• INFORMATION PROVIDED:
============================================================

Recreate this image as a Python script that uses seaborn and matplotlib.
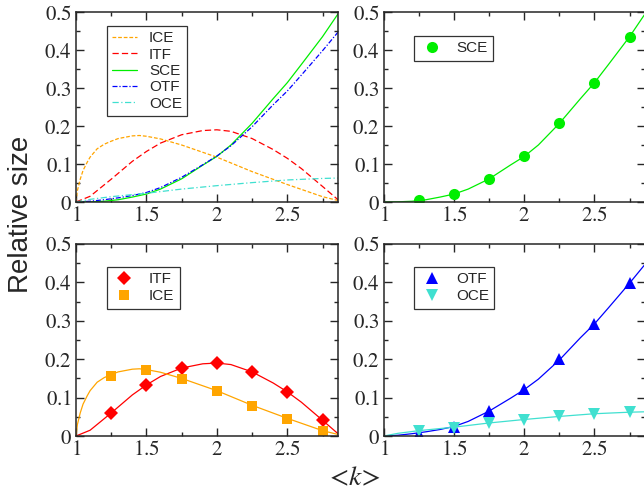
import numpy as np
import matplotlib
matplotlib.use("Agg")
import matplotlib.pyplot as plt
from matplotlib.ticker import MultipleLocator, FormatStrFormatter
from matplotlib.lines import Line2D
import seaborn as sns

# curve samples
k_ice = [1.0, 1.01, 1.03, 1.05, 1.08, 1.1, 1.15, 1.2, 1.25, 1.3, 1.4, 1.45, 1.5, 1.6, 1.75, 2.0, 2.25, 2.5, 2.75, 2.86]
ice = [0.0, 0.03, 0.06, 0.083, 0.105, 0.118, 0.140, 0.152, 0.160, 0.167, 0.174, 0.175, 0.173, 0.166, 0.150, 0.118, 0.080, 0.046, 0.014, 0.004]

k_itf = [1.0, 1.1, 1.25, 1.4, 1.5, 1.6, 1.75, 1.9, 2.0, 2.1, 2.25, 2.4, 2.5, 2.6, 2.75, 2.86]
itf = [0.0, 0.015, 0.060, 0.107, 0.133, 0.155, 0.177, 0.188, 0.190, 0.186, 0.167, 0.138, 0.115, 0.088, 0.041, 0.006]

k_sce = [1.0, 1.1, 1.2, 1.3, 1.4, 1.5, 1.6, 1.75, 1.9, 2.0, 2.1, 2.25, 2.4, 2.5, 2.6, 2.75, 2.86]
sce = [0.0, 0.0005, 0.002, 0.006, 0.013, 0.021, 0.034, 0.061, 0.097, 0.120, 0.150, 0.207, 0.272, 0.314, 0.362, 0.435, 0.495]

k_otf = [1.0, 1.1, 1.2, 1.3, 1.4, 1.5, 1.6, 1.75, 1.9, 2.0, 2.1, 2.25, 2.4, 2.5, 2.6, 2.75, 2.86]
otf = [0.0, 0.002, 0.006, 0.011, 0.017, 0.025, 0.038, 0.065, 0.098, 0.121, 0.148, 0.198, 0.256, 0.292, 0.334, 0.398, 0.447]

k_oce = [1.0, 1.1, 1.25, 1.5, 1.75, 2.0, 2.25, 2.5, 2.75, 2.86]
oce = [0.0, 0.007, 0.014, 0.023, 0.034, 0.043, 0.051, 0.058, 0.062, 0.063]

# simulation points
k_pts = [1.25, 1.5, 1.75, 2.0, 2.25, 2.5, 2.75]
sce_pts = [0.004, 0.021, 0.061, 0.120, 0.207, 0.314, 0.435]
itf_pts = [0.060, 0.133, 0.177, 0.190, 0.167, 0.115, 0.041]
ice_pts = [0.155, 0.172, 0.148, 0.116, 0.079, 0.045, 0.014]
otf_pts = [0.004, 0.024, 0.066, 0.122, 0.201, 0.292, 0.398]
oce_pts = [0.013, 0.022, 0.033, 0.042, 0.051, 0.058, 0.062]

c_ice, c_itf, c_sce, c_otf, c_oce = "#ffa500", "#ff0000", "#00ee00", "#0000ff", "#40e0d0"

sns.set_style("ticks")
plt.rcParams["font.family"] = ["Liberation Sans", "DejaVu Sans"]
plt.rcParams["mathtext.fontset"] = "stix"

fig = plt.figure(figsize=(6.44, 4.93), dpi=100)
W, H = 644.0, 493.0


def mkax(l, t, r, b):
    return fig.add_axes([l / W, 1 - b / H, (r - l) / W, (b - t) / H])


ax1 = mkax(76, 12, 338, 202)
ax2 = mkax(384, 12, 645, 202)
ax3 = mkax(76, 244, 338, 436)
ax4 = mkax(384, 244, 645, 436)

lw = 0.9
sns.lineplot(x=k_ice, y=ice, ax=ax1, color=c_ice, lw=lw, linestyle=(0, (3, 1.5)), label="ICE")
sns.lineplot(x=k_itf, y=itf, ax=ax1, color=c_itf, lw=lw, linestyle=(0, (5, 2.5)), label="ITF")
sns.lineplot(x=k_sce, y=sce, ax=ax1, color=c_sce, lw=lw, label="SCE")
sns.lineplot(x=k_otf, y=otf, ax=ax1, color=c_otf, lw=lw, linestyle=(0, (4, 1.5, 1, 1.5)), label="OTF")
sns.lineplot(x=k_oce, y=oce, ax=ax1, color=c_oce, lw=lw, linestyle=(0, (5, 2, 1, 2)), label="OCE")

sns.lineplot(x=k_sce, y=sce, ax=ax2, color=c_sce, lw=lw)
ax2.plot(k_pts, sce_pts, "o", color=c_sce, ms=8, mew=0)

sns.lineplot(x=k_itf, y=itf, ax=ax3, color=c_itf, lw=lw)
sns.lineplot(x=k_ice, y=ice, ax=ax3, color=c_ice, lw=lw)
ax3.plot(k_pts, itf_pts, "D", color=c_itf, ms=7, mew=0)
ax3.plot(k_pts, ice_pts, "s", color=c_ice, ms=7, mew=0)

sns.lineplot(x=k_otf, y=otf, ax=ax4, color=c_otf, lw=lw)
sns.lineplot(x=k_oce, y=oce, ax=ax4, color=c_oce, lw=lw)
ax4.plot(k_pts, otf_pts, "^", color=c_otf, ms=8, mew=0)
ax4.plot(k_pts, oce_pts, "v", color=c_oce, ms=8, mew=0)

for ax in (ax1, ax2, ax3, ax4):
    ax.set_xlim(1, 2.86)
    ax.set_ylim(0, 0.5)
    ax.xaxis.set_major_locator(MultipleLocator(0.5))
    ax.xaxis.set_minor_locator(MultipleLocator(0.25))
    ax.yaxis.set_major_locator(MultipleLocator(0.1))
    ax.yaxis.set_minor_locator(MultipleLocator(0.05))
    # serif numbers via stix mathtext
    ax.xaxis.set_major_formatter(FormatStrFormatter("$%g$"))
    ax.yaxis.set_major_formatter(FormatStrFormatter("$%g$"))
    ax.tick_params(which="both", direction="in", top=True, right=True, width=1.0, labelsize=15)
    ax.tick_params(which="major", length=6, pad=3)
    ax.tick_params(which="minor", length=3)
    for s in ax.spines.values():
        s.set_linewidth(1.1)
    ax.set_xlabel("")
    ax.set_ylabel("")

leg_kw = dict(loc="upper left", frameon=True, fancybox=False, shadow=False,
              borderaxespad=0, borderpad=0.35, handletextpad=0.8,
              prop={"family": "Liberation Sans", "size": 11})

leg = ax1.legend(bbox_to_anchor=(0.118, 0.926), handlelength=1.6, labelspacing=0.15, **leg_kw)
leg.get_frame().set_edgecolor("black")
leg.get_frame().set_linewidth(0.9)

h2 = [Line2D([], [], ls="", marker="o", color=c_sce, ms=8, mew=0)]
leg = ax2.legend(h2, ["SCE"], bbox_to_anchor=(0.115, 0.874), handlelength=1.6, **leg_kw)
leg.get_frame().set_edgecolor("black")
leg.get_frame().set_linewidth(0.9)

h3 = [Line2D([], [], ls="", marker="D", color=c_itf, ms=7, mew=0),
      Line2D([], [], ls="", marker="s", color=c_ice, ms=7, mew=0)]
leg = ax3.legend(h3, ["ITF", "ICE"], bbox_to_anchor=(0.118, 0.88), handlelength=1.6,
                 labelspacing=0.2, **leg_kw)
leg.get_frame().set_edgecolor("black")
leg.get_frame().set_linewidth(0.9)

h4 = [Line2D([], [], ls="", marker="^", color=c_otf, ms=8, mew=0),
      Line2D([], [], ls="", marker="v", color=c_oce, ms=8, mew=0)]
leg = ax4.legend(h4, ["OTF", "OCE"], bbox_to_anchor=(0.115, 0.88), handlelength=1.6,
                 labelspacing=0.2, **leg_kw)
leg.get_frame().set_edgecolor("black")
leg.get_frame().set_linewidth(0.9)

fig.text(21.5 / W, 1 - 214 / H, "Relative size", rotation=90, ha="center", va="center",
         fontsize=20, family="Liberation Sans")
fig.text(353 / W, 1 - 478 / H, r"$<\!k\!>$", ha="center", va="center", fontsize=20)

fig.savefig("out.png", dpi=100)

============================================================

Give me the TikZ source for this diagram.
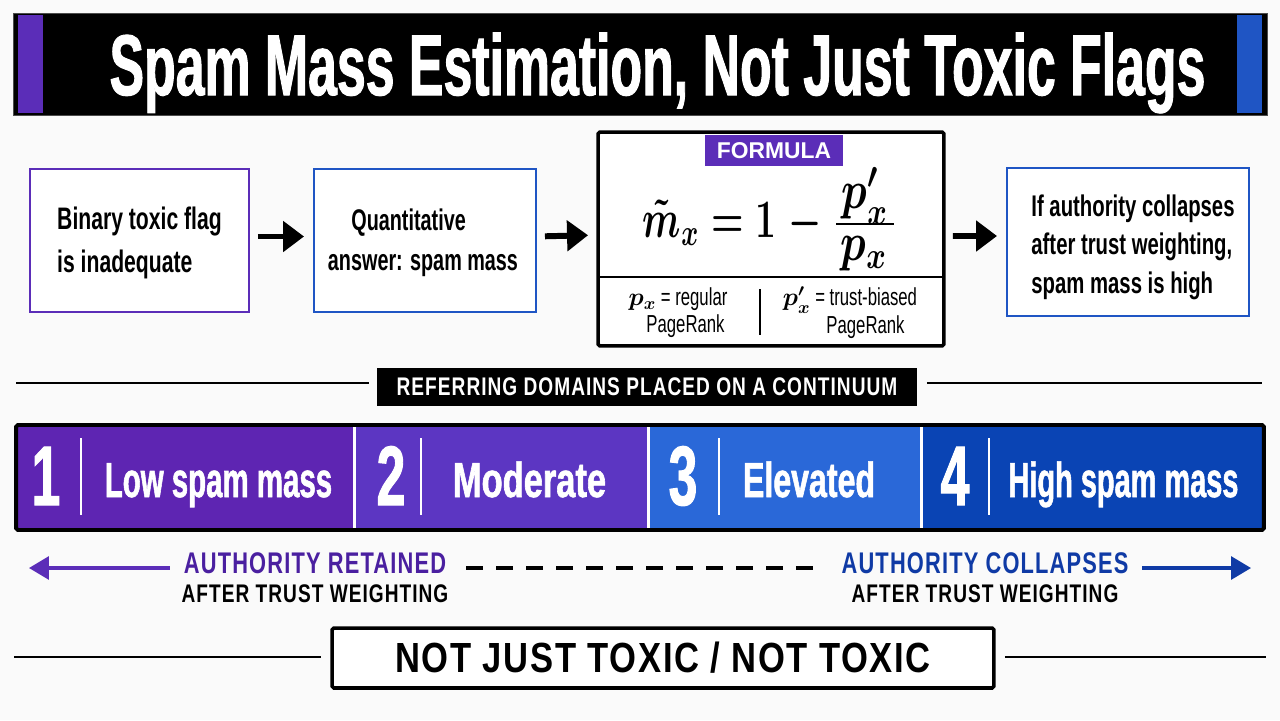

============================================================

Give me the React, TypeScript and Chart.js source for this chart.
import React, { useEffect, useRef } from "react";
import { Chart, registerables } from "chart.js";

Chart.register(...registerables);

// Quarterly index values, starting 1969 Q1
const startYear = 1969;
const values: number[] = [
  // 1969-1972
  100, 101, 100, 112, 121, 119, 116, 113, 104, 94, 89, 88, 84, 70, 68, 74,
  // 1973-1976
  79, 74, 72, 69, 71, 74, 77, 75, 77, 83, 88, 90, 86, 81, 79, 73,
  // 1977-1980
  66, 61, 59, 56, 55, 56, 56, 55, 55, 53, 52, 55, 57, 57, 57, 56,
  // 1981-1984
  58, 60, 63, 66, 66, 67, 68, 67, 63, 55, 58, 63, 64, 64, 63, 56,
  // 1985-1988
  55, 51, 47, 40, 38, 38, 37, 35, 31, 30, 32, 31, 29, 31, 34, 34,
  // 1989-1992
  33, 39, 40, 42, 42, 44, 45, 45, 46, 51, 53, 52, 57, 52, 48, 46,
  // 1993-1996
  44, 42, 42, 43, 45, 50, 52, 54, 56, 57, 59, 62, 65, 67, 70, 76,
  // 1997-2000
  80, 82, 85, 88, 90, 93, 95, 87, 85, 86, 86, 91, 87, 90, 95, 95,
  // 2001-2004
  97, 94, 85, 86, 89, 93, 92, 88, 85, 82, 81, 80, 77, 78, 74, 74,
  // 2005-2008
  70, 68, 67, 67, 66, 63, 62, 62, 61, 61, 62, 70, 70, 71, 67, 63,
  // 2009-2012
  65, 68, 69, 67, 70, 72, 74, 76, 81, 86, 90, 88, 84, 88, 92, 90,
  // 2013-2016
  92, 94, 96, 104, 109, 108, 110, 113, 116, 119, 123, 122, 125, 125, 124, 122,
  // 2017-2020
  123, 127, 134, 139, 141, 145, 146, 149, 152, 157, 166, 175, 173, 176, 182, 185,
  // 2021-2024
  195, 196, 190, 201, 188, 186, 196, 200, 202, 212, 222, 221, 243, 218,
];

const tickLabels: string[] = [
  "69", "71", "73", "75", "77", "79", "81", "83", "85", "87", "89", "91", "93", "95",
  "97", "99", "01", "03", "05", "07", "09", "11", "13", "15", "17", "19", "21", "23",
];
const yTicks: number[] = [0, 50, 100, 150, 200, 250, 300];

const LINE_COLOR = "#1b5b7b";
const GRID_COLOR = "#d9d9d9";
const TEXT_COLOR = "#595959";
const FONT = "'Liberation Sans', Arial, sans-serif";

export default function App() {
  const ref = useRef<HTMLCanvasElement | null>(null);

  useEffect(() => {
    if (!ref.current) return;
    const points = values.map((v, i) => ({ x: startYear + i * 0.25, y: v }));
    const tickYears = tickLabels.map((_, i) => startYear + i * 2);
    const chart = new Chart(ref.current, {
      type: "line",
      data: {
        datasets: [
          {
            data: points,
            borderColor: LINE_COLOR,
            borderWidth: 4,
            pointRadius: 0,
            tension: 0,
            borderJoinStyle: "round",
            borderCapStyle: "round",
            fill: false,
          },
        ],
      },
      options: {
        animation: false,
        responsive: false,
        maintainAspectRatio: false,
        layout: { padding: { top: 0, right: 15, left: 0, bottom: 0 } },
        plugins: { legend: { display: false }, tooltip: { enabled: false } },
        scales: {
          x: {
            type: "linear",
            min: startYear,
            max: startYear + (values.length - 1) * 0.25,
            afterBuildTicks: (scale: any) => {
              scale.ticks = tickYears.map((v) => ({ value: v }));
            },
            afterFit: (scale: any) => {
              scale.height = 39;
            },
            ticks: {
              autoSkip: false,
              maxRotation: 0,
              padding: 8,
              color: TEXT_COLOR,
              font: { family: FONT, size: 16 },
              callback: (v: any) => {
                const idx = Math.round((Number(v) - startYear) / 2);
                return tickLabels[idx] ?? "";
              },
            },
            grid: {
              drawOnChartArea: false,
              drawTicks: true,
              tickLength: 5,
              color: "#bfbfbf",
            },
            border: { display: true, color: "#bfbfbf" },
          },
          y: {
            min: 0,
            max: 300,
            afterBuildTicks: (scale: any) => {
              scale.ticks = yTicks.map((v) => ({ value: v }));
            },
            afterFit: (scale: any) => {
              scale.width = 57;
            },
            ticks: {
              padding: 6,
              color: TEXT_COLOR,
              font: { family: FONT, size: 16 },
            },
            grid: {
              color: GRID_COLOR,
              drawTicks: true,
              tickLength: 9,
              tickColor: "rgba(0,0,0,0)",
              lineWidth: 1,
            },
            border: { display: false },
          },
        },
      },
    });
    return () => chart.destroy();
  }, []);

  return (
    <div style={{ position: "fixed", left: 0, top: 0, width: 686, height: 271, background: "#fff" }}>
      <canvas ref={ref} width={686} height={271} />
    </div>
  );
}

============================================================

• EXERCISE BRIEF:
Taking the material above, give again exactly the lines from the one holding "Recreate this image" through the one holding "W, H = 644.0, 493.0", with both ends and without pictures.

• TASK SOLUTION:
Recreate this image as a Python script that uses seaborn and matplotlib.
import numpy as np
import matplotlib
matplotlib.use("Agg")
import matplotlib.pyplot as plt
from matplotlib.ticker import MultipleLocator, FormatStrFormatter
from matplotlib.lines import Line2D
import seaborn as sns

# curve samples
k_ice = [1.0, 1.01, 1.03, 1.05, 1.08, 1.1, 1.15, 1.2, 1.25, 1.3, 1.4, 1.45, 1.5, 1.6, 1.75, 2.0, 2.25, 2.5, 2.75, 2.86]
ice = [0.0, 0.03, 0.06, 0.083, 0.105, 0.118, 0.140, 0.152, 0.160, 0.167, 0.174, 0.175, 0.173, 0.166, 0.150, 0.118, 0.080, 0.046, 0.014, 0.004]

k_itf = [1.0, 1.1, 1.25, 1.4, 1.5, 1.6, 1.75, 1.9, 2.0, 2.1, 2.25, 2.4, 2.5, 2.6, 2.75, 2.86]
itf = [0.0, 0.015, 0.060, 0.107, 0.133, 0.155, 0.177, 0.188, 0.190, 0.186, 0.167, 0.138, 0.115, 0.088, 0.041, 0.006]

k_sce = [1.0, 1.1, 1.2, 1.3, 1.4, 1.5, 1.6, 1.75, 1.9, 2.0, 2.1, 2.25, 2.4, 2.5, 2.6, 2.75, 2.86]
sce = [0.0, 0.0005, 0.002, 0.006, 0.013, 0.021, 0.034, 0.061, 0.097, 0.120, 0.150, 0.207, 0.272, 0.314, 0.362, 0.435, 0.495]

k_otf = [1.0, 1.1, 1.2, 1.3, 1.4, 1.5, 1.6, 1.75, 1.9, 2.0, 2.1, 2.25, 2.4, 2.5, 2.6, 2.75, 2.86]
otf = [0.0, 0.002, 0.006, 0.011, 0.017, 0.025, 0.038, 0.065, 0.098, 0.121, 0.148, 0.198, 0.256, 0.292, 0.334, 0.398, 0.447]

k_oce = [1.0, 1.1, 1.25, 1.5, 1.75, 2.0, 2.25, 2.5, 2.75, 2.86]
oce = [0.0, 0.007, 0.014, 0.023, 0.034, 0.043, 0.051, 0.058, 0.062, 0.063]

# simulation points
k_pts = [1.25, 1.5, 1.75, 2.0, 2.25, 2.5, 2.75]
sce_pts = [0.004, 0.021, 0.061, 0.120, 0.207, 0.314, 0.435]
itf_pts = [0.060, 0.133, 0.177, 0.190, 0.167, 0.115, 0.041]
ice_pts = [0.155, 0.172, 0.148, 0.116, 0.079, 0.045, 0.014]
otf_pts = [0.004, 0.024, 0.066, 0.122, 0.201, 0.292, 0.398]
oce_pts = [0.013, 0.022, 0.033, 0.042, 0.051, 0.058, 0.062]

c_ice, c_itf, c_sce, c_otf, c_oce = "#ffa500", "#ff0000", "#00ee00", "#0000ff", "#40e0d0"

sns.set_style("ticks")
plt.rcParams["font.family"] = ["Liberation Sans", "DejaVu Sans"]
plt.rcParams["mathtext.fontset"] = "stix"

fig = plt.figure(figsize=(6.44, 4.93), dpi=100)
W, H = 644.0, 493.0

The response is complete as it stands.